The novel intellectual framing of the new department contributed to its support. The new department’s comparative, historical and transnational approach will help advance areas of interest that are shared with other departments across the University. The department’s commitment to engaging with diverse theoretical perspectives and methodologies was also viewed as a strength.
In outlining the scope of the new department, the faculty committee acknowledged that the core subjects of race, diaspora and indigeneity are “contested concepts and categories.” Bringing them together will create new opportunities for field-defining research to advance understanding of these concepts, generate new research agendas and train a new generation of scholars.
The Center for the Study of Race, Politics and Culture has fulfilled vital functions on campus since its founding in 1996, and it will continue to serve as an institute devoted to the study of race.
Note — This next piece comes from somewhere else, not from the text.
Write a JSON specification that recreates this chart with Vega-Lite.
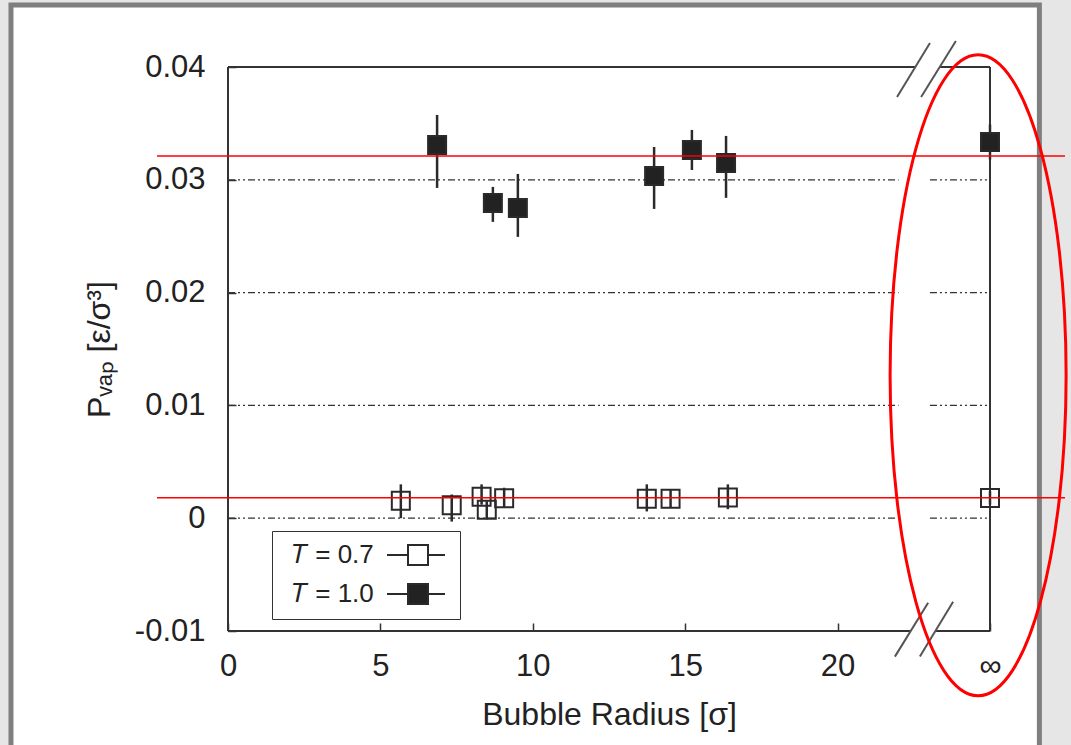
{
  "$schema": "https://vega.github.io/schema/vega-lite/v6.json",
  "width": 762,
  "height": 564,
  "autosize": {"type": "none"},
  "padding": {"left": 228, "top": 67, "right": 81, "bottom": 114},
  "background": "#e6e6e6",
  "config": {
    "view": {"stroke": null},
    "font": "Liberation Sans",
    "axis": {"grid": false, "domain": false, "ticks": true, "tickSize": -8, "tickColor": "#333333", "tickWidth": 1.5, "labelFontSize": 31, "labelColor": "#222222", "labelFlush": false, "labelOverlap": false, "titleFontSize": 32, "titleFontWeight": "normal", "titleColor": "#222222"}
  },
  "data": {"values": [{}]},
  "datasets": {
    "pts": [
      {"series": "𝑇 = 0.7", "r": 5.67, "p": 0.00155, "lo": 0.0, "hi": 0.0030},
      {"series": "𝑇 = 0.7", "r": 7.34, "p": 0.00115, "lo": -0.0003, "hi": 0.0021},
      {"series": "𝑇 = 0.7", "r": 8.32, "p": 0.0019, "lo": 0.0012, "hi": 0.0030},
      {"series": "𝑇 = 0.7", "r": 8.49, "p": 0.00075, "lo": -0.0001, "hi": 0.0015},
      {"series": "𝑇 = 0.7", "r": 9.06, "p": 0.00177, "lo": 0.0010, "hi": 0.0027},
      {"series": "𝑇 = 0.7", "r": 13.74, "p": 0.00173, "lo": 0.0006, "hi": 0.0030},
      {"series": "𝑇 = 0.7", "r": 14.52, "p": 0.00173, "lo": 0.0009, "hi": 0.0025},
      {"series": "𝑇 = 0.7", "r": 16.40, "p": 0.00184, "lo": 0.0008, "hi": 0.0030},
      {"series": "𝑇 = 0.7", "r": 25, "p": 0.00179, "lo": 0.0012, "hi": 0.0024},
      {"series": "𝑇 = 1.0", "r": 6.86, "p": 0.03309, "lo": 0.02928, "hi": 0.03575},
      {"series": "𝑇 = 1.0", "r": 8.69, "p": 0.02795, "lo": 0.02627, "hi": 0.02937},
      {"series": "𝑇 = 1.0", "r": 9.51, "p": 0.02751, "lo": 0.02494, "hi": 0.03052},
      {"series": "𝑇 = 1.0", "r": 13.98, "p": 0.03034, "lo": 0.02742, "hi": 0.03291},
      {"series": "𝑇 = 1.0", "r": 15.22, "p": 0.03265, "lo": 0.03087, "hi": 0.03442},
      {"series": "𝑇 = 1.0", "r": 16.34, "p": 0.03150, "lo": 0.02840, "hi": 0.03389},
      {"series": "𝑇 = 1.0", "r": 25, "p": 0.03336, "lo": 0.0318, "hi": 0.0349}
    ],
    "grid": [{"g": 0}, {"g": 0.01}, {"g": 0.02}, {"g": 0.03}],
    "refs": [{"level": 0.03212}, {"level": 0.00182}]
  },
  "layer": [
    {
      "mark": {"type": "rect", "fill": "white", "stroke": "#7f7f7f", "strokeWidth": 5},
      "encoding": {
        "x": {"datum": -7.12, "type": "quantitative", "scale": {"domain": [0, 25], "nice": false, "zero": false},
              "axis": {"zindex": 2, "values": [0, 5, 10, 15, 20, 25], "labelExpr": "datum.value == 25 ? '∞' : datum.label", "labelPadding": 28, "title": "Bubble Radius [σ]", "titlePadding": 18}},
        "x2": {"datum": 26.62},
        "y": {"datum": 0.0455, "type": "quantitative", "scale": {"domain": [-0.01, 0.04], "nice": false, "zero": false},
              "axis": {"zindex": 2, "values": [-0.01, 0, 0.01, 0.02, 0.03, 0.04], "labelExpr": "datum.value == 0 ? '0' : (datum.value < 0 ? '-0.01' : format(datum.value, '.2f'))", "labelPadding": 31, "title": "Pᵥₐₚ [ε/σ³]", "titlePadding": 18}},
        "y2": {"datum": -0.03}
      }
    },
    {
      "data": {"name": "grid"},
      "mark": {"type": "rule", "color": "#333333", "strokeWidth": 1.2, "strokeDash": [7, 3, 2, 3, 2, 3]},
      "encoding": {"y": {"field": "g", "type": "quantitative"}, "x": {"datum": 0}, "x2": {"datum": 22.0}}
    },
    {
      "data": {"name": "grid"},
      "mark": {"type": "rule", "color": "#333333", "strokeWidth": 1.2, "strokeDash": [7, 3, 2, 3, 2, 3]},
      "encoding": {"y": {"field": "g", "type": "quantitative"}, "x": {"datum": 23.03}, "x2": {"datum": 25}}
    },
    {"mark": {"type": "rule", "color": "#333333", "strokeWidth": 2}, "encoding": {"x": {"datum": 0}, "y": {"datum": -0.01}, "y2": {"datum": 0.04}}},
    {"mark": {"type": "rule", "color": "#333333", "strokeWidth": 2}, "encoding": {"x": {"datum": 25}, "y": {"datum": -0.01}, "y2": {"datum": 0.04}}},
    {"mark": {"type": "rule", "color": "#333333", "strokeWidth": 2}, "encoding": {"y": {"datum": 0.04}, "x": {"datum": 0}, "x2": {"datum": 22.54}}},
    {"mark": {"type": "rule", "color": "#333333", "strokeWidth": 2}, "encoding": {"y": {"datum": 0.04}, "x": {"datum": 23.36}, "x2": {"datum": 25}}},
    {"mark": {"type": "rule", "color": "#333333", "strokeWidth": 2}, "encoding": {"y": {"datum": -0.01}, "x": {"datum": 0}, "x2": {"datum": 22.4}}},
    {"mark": {"type": "rule", "color": "#333333", "strokeWidth": 2}, "encoding": {"y": {"datum": -0.01}, "x": {"datum": 23.23}, "x2": {"datum": 25}}},
    {"mark": {"type": "rule", "color": "#555555", "strokeWidth": 2}, "encoding": {"x": {"datum": 21.95}, "x2": {"datum": 23.03}, "y": {"datum": 0.03734}, "y2": {"datum": 0.04213}}},
    {"mark": {"type": "rule", "color": "#555555", "strokeWidth": 2}, "encoding": {"x": {"datum": 22.74}, "x2": {"datum": 23.88}, "y": {"datum": 0.03734}, "y2": {"datum": 0.04231}}},
    {"mark": {"type": "rule", "color": "#555555", "strokeWidth": 2}, "encoding": {"x": {"datum": 21.88}, "x2": {"datum": 22.97}, "y": {"datum": -0.01227}, "y2": {"datum": -0.00749}}},
    {"mark": {"type": "rule", "color": "#555555", "strokeWidth": 2}, "encoding": {"x": {"datum": 22.70}, "x2": {"datum": 23.79}, "y": {"datum": -0.01227}, "y2": {"datum": -0.0074}}},
    {
      "data": {"name": "pts"},
      "mark": {"type": "rule", "color": "#2a2a2a", "strokeWidth": 2.5},
      "encoding": {"x": {"field": "r", "type": "quantitative"}, "y": {"field": "lo", "type": "quantitative"}, "y2": {"field": "hi"}}
    },
    {
      "data": {"name": "pts"},
      "mark": {"type": "point", "shape": "square", "filled": true, "stroke": "#2a2a2a", "strokeWidth": 2, "size": 324, "opacity": 1},
      "encoding": {
        "x": {"field": "r", "type": "quantitative"},
        "y": {"field": "p", "type": "quantitative"},
        "fill": {"field": "series", "type": "nominal",
                 "scale": {"domain": ["𝑇 = 0.7", "𝑇 = 1.0"], "range": ["rgba(255,255,255,0)", "#222222"]},
                 "legend": {"title": null, "orient": "none", "legendX": 44, "legendY": 464, "padding": 11,
                            "strokeColor": "#333333", "fillColor": "white", "labelFontSize": 26, "labelColor": "#222222",
                            "labelOffset": -17, "symbolSize": 400, "symbolStrokeWidth": 2, "symbolStrokeColor": "#2a2a2a",
                            "rowPadding": 11, "symbolOpacity": 1,
                            "symbolType": "M11.2,-1H13.2V1H11.2Z M9.1,0H11.2 M13.2,0H14.9"}}
      }
    },
    {
      "data": {"name": "refs"},
      "mark": {"type": "rule", "color": "#ff0000", "strokeWidth": 1.5},
      "encoding": {"y": {"field": "level", "type": "quantitative"}, "x": {"datum": -2.33}, "x2": {"datum": 27.46}}
    },
    {
      "mark": {"type": "point", "shape": "M0,-1A0.2746,1,0,1,1,0,1A0.2746,1,0,1,1,0,-1Z", "filled": false, "stroke": "#ff0000", "strokeWidth": 3, "size": 410881, "opacity": 1},
      "encoding": {"x": {"datum": 24.61}, "y": {"datum": 0.01267}}
    }
  ]
}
The CSRPC will support scholars and artists across the University and city, engage with communities on the South Side, host conferences and workshops, and support a range of projects among faculty and students. The new department will assume responsibility for all educational programs currently housed in the CSRPC.
The department will immediately begin its undergraduate program. Opportunities for graduate study will follow, including a Ph.D. certificate and collaboration with master’s programs. Plans for a doctoral program will be developed over the next several years.
“Colleagues both nationally and internationally have expressed remarkable enthusiasm and excitement about this initiative. This gives us confidence that we will be able to attract some of the most eminent and innovative scholars in these fields to our campus,” Auslander and Getachew said.